RAW DATA
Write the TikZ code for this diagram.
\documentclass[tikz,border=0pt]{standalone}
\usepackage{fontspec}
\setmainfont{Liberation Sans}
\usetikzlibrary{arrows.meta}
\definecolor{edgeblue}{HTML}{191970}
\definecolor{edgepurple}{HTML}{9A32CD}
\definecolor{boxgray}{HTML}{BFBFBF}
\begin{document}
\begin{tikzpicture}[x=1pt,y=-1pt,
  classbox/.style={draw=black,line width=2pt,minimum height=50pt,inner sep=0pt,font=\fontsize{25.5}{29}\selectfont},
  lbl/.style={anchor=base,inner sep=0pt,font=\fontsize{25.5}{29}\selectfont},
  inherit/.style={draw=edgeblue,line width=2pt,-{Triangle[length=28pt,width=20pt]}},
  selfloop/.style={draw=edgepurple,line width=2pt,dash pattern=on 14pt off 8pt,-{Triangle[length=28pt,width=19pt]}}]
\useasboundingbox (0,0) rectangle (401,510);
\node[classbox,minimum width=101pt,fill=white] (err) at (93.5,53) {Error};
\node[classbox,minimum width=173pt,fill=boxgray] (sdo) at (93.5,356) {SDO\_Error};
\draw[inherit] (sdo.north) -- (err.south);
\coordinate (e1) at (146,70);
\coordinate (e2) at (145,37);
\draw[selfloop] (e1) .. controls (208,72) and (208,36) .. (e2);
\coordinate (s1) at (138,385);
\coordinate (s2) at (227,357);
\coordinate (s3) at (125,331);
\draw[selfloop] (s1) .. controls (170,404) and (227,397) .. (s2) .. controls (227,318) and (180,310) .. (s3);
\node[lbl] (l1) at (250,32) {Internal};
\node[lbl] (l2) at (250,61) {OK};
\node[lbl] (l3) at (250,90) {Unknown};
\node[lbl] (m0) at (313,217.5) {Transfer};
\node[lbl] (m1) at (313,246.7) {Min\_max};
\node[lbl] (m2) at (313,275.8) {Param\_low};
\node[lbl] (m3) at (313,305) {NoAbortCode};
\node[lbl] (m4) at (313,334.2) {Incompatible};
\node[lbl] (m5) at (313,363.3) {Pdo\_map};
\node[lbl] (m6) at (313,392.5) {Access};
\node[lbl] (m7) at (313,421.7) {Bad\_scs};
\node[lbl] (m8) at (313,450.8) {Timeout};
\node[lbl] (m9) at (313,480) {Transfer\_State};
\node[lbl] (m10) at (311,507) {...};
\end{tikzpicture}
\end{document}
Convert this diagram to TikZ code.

PROBLEM REQUIREMENTS
Gather and return every line that holds the string "this".

TASK SOLUTION
Write the TikZ code for this diagram.
Convert this diagram to TikZ code.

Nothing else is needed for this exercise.